--- BEGIN Data supplied ---

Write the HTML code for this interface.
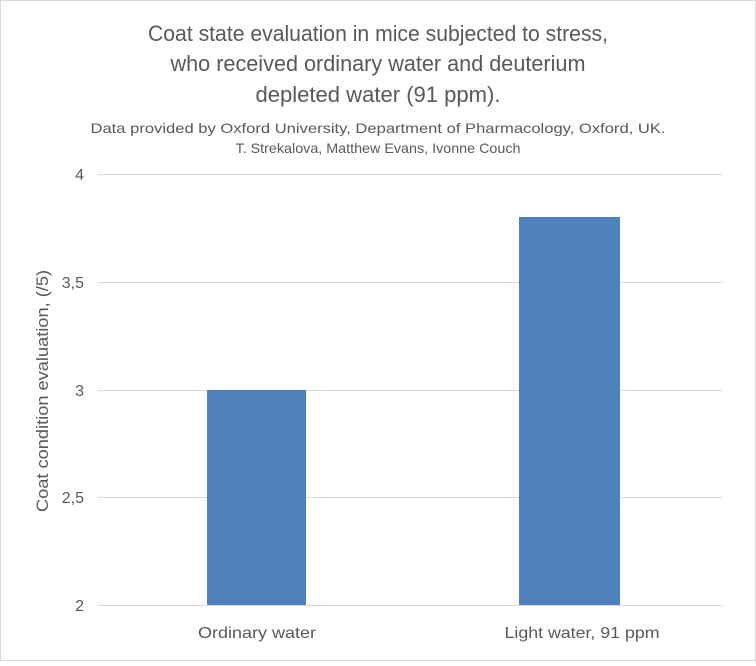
<!DOCTYPE html>
<html><head><meta charset="utf-8"><style>
body{margin:0;background:#fff;}
svg text{font-family:"Liberation Sans",sans-serif;fill:#595959;}
</style></head><body>
<svg width="756" height="661" xmlns="http://www.w3.org/2000/svg">
<rect x="0.5" y="0.5" width="755" height="660" fill="#fff" stroke="#d9d9d9"/>
<g text-anchor="middle">
<text x="378" y="41" font-size="22" textLength="460" lengthAdjust="spacingAndGlyphs">Coat state evaluation in mice subjected to stress,</text>
<text x="378" y="71" font-size="22" textLength="415" lengthAdjust="spacingAndGlyphs">who received ordinary water and deuterium</text>
<text x="378" y="102" font-size="22" textLength="245" lengthAdjust="spacingAndGlyphs">depleted water (91 ppm).</text>
<text x="378" y="133" font-size="14" textLength="575" lengthAdjust="spacingAndGlyphs">Data provided by Oxford University, Department of Pharmacology, Oxford, UK.</text>
<text x="378" y="153" font-size="14" textLength="285" lengthAdjust="spacingAndGlyphs">T. Strekalova, Matthew Evans, Ivonne Couch</text>
</g>
<g stroke="#d9d9d9" stroke-width="1">
<line x1="98" y1="174.5" x2="722" y2="174.5"/>
<line x1="98" y1="282.5" x2="722" y2="282.5"/>
<line x1="98" y1="390.5" x2="722" y2="390.5"/>
<line x1="98" y1="497.5" x2="722" y2="497.5"/>
<line x1="98" y1="605.5" x2="722" y2="605.5"/>
</g>
<rect x="207" y="390" width="99" height="215" fill="#4f81bd"/>
<rect x="519" y="217" width="101" height="388" fill="#4f81bd"/>
<g font-size="16" text-anchor="end">
<text x="84" y="180">4</text>
<text x="84" y="288">3,5</text>
<text x="84" y="396">3</text>
<text x="84" y="503">2,5</text>
<text x="84" y="611">2</text>
</g>
<g font-size="16" text-anchor="middle">
<text x="257" y="638" textLength="118" lengthAdjust="spacingAndGlyphs">Ordinary water</text>
<text x="582" y="638" textLength="155" lengthAdjust="spacingAndGlyphs">Light water, 91 ppm</text>
<text transform="translate(48,391) rotate(-90)" font-size="17" textLength="242" lengthAdjust="spacingAndGlyphs">Coat condition evaluation, (/5)</text>
</g>
</svg>
</body></html>
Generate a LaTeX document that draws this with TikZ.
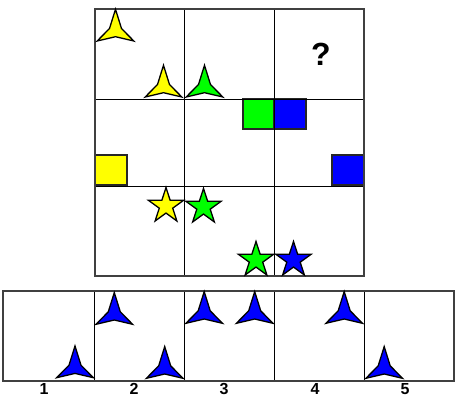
\documentclass[tikz,border=0pt]{standalone}
\usepackage{fontspec}
\setmainfont{Liberation Sans}
\usetikzlibrary{shapes.geometric}
\definecolor{yel}{RGB}{255,255,0}
\definecolor{grn}{RGB}{0,255,0}
\definecolor{blu}{RGB}{0,0,255}
\begin{document}
\begin{tikzpicture}[x=1pt,y=-1pt,
  outerbox/.style={draw=black!75,line width=2pt},
  innerline/.style={draw=black,line width=1pt},
  prong/.pic={\path[pic actions] (0,-31.7) -- (6,-12.5) -- (18.3,0) -- (0,-4.3) -- (-18.3,0) -- (-6,-12.5) -- cycle;},
  shapeline/.style={draw=black,line width=1.3pt,line join=miter},
  starnode/.style={star,star points=5,star point ratio=2.618,minimum size=37pt,inner sep=0pt,draw=black,line width=1.3pt},
  sq/.style={draw=black!85,line width=1.2pt},
  lbl/.style={font=\bfseries\fontsize{16}{16}\selectfont,inner sep=0pt}]
\useasboundingbox (0,0) rectangle (458,416);
% squares
\path[sq,fill=grn] (243,99) rectangle (274,129);
\path[sq,fill=blu] (274,99) rectangle (306,129);
\path[sq,fill=yel] (95,155) rectangle (127,185);
\path[sq,fill=blu] (332,155) rectangle (364,185);
% top grid
\draw[innerline] (184,9) -- (184,276) (274,9) -- (274,276) (95,99) -- (364,99) (95,186) -- (364,186);
\draw[outerbox] (95,9) rectangle (364,276);
% bottom row
\draw[innerline] (94,291) -- (94,381) (184,291) -- (184,381) (274,291) -- (274,381) (364,291) -- (364,381);
\draw[outerbox] (3,291) rectangle (454,381);
% prongs in matrix
\pic[fill=yel,shapeline] at (115.5,41) {prong};
\pic[fill=yel,shapeline] at (163.5,97) {prong};
\pic[fill=grn,shapeline] at (204.5,97) {prong};
% stars
\node[starnode,fill=yel] (s1) at (166,206) {};
\node[starnode,fill=grn] (s2) at (203.5,207) {};
\node[starnode,fill=grn] (s3) at (256,260) {};
\node[starnode,fill=blu] (s4) at (293.5,260) {};
% question mark
\node[font=\bfseries\fontsize{32}{32}\selectfont,inner sep=0pt] (q) at (321,54) {?};
% answer prongs
\pic[fill=blu,shapeline] at (75,377.7) {prong};
\pic[fill=blu,shapeline] at (114.3,324.3) {prong};
\pic[fill=blu,shapeline] at (164.7,378.3) {prong};
\pic[fill=blu,shapeline] at (204.2,323.3) {prong};
\pic[fill=blu,shapeline] at (254.7,323.3) {prong};
\pic[fill=blu,shapeline] at (344.2,323.3) {prong};
\pic[fill=blu,shapeline] at (384.2,378.3) {prong};
% labels
\node[lbl] (l1) at (44,389) {1};
\node[lbl] (l2) at (134,389) {2};
\node[lbl] (l3) at (224,389) {3};
\node[lbl] (l4) at (315,389) {4};
\node[lbl] (l5) at (405,389) {5};
\end{tikzpicture}
\end{document}
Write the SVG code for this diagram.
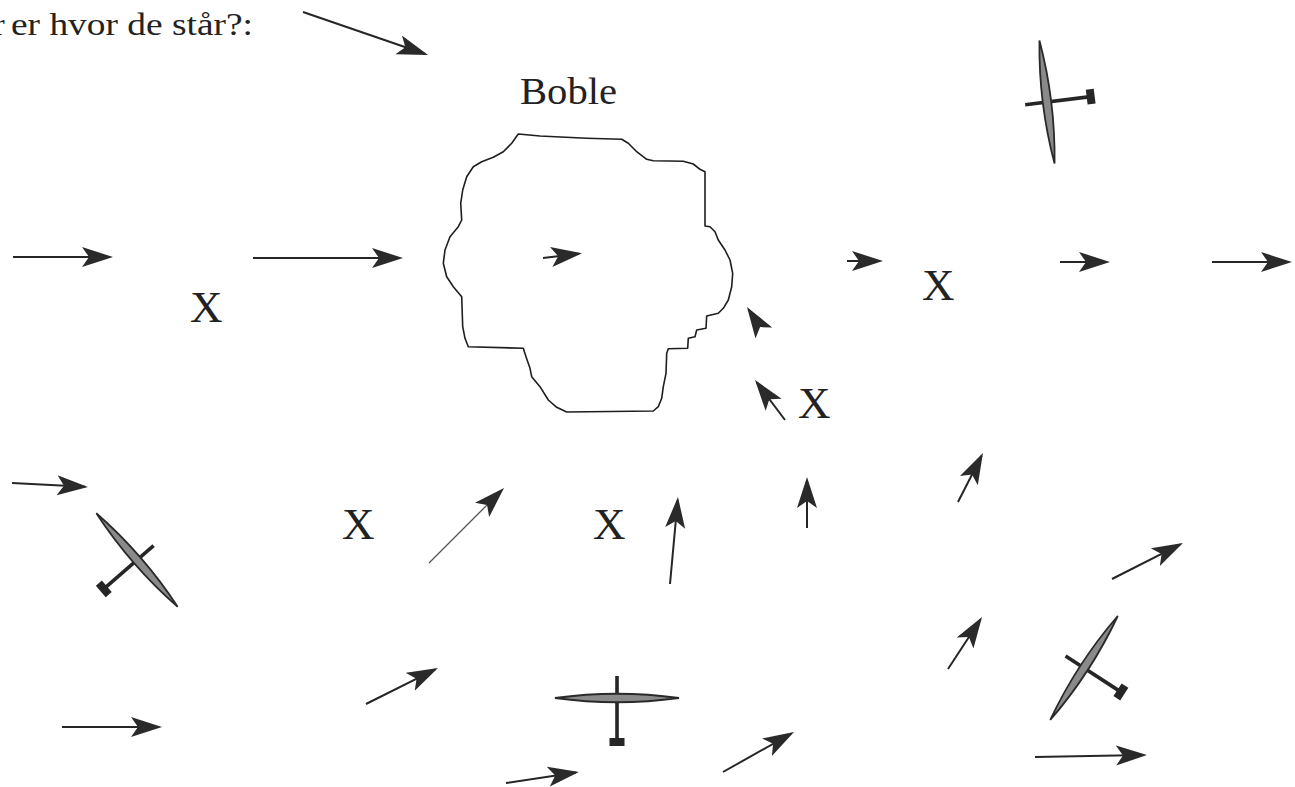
<svg xmlns="http://www.w3.org/2000/svg" xmlns:xlink="http://www.w3.org/1999/xlink" width="1295" height="787" viewBox="0 0 1295 787">
  <style>
    .lbl { font-family: "Liberation Serif", "Times New Roman", serif; fill: #222; }
    .wind { fill: none; stroke: #262626; stroke-width: 2; marker-end: url(#head); }
    .wind.thin { stroke: #555; stroke-width: 1.3; }
    .bubble { fill: none; stroke: #1e1e1e; stroke-width: 1.6; stroke-linejoin: round; }
    .wing { fill: #8a8a8a; stroke: #2a2a2a; stroke-width: 1.8; }
    .body { stroke: #262626; stroke-width: 3.6; stroke-linecap: butt; }
    .tail { fill: #262626; }
  </style>
  <defs>
    <!-- dart-shaped arrowhead, tip 3px beyond the line end -->
    <marker id="head" markerUnits="userSpaceOnUse" viewBox="0 0 32 22" markerWidth="32" markerHeight="22" refX="28" refY="11" orient="auto">
      <path d="M31,11 L0,1 L7,11 L0,21 Z" fill="#2a2a2a"/>
    </marker>
    <!-- glider seen from above, nose up, centred on the wing root -->
    <g id="glider-shape">
      <line class="body" x1="0" y1="-22" x2="0" y2="42"/>
      <path class="wing" d="M-62,0 Q0,-8.5 62,0 Q0,8.5 -62,0 Z"/>
      <rect class="tail" x="-7.5" y="40" width="15" height="8"/>
    </g>
  </defs>

  <rect width="1295" height="787" fill="#ffffff"/>

  <!-- caption line, its first word running off the left edge -->
  <text class="lbl" x="-6" y="35" font-size="32">r</text>
  <text class="lbl" x="11" y="35" font-size="32" textLength="242" lengthAdjust="spacingAndGlyphs">er hvor de står?:</text>

  <!-- thermal bubble -->
  <g id="bubble">
    <path class="bubble" d="M518.3,134 L540,136 L586.7,138.3 L621.7,139.3 L628.3,143.3 L636.7,151.7 L646.7,159.3 L653.3,160.7 L683.3,161.3 L693.3,164 L700,169.3 L705,171.7 L705,226 L710,226.7 L715,231.7 L718.3,240 L725,250 L730,260 L732.7,273.3 L731.7,286.7 L728.3,300 L723.3,308.3 L718.3,313.3 L706.7,316 L706,328.3 L696.7,330 L695,336.7 L688.3,338.3 L687.7,348.3 L668.3,348.7 L666.7,353.3 L666,373.3 L663.3,386.7 L661.7,398.3 L658.3,406.7 L653.3,411 L566.7,412 L556.7,407.3 L548.3,400 L540,386.7 L531.7,376.7 L530,368.3 L526,356.7 L523.3,348.3 L468.3,346.7 L465,338.3 L462.7,326.7 L461.7,296.7 L453.3,286.7 L446.7,276.7 L443.3,263.3 L445,250 L450,236.7 L458.3,226.7 L461.7,220 L460.7,203.3 L462.7,190 L466.7,176.7 L473.3,166.7 L481.7,161.7 L493.3,157.3 L503.3,151.7 L511.7,143.3 Z"/>
    <text class="lbl" x="520" y="104" font-size="38" textLength="97" lengthAdjust="spacingAndGlyphs">Boble</text>
  </g>

  <!-- measuring points -->
  <g id="point-1"><text class="lbl" x="190" y="322" font-size="45">X</text></g>
  <g id="point-2"><text class="lbl" x="922" y="300" font-size="45">X</text></g>
  <g id="point-3"><text class="lbl" x="798" y="418" font-size="45">X</text></g>
  <g id="point-4"><text class="lbl" x="342" y="539" font-size="45">X</text></g>
  <g id="point-5"><text class="lbl" x="593" y="539" font-size="45">X</text></g>

  <!-- gliders -->
  <g id="glider-1"><use xlink:href="#glider-shape" href="#glider-shape" transform="translate(1047,102) rotate(-97)"/></g>
  <g id="glider-2"><use xlink:href="#glider-shape" href="#glider-shape" transform="translate(137,560) rotate(49)"/></g>
  <g id="glider-3"><use xlink:href="#glider-shape" href="#glider-shape" transform="translate(617,698)"/></g>
  <g id="glider-4"><use xlink:href="#glider-shape" href="#glider-shape" transform="translate(1084,668) rotate(-57)"/></g>

  <!-- wind vectors -->
  <g id="connectors">
    <line class="wind" x1="303" y1="12" x2="425.2" y2="54"/>
    <line class="wind" x1="13" y1="257" x2="110" y2="257"/>
    <line class="wind" x1="253" y1="258" x2="400" y2="258"/>
    <line class="wind" x1="543" y1="258" x2="579" y2="253.7"/>
    <line class="wind" x1="847" y1="261" x2="880" y2="261"/>
    <line class="wind" x1="1060" y1="262" x2="1107" y2="262"/>
    <line class="wind" x1="1212" y1="262" x2="1289" y2="262"/>
    <line class="wind" x1="760" y1="327" x2="748.6" y2="309.5"/>
    <line class="wind" x1="785" y1="420" x2="756.8" y2="382.4"/>
    <line class="wind" x1="12" y1="483" x2="85" y2="486.8"/>
    <line class="wind thin" x1="429" y1="563" x2="501.9" y2="490.1"/>
    <line class="wind" x1="670" y1="584" x2="677.7" y2="500"/>
    <line class="wind" x1="807" y1="528" x2="807" y2="480"/>
    <line class="wind" x1="958" y1="502" x2="981.6" y2="455.7"/>
    <line class="wind" x1="1112" y1="579" x2="1180.3" y2="544.4"/>
    <line class="wind" x1="948" y1="669" x2="980.4" y2="619.5"/>
    <line class="wind" x1="366" y1="704" x2="435.3" y2="669.3"/>
    <line class="wind" x1="62" y1="727" x2="159" y2="727"/>
    <line class="wind" x1="506" y1="783" x2="576" y2="772.4"/>
    <line class="wind" x1="723" y1="772" x2="791.4" y2="733.5"/>
    <line class="wind" x1="1035" y1="757" x2="1144" y2="755"/>
  </g>
</svg>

--- END Data supplied ---

### Objective
Reproduce every line of the listing above in which the string "code" appears.

### Output for this task
Write the HTML code for this interface.
Write the SVG code for this diagram.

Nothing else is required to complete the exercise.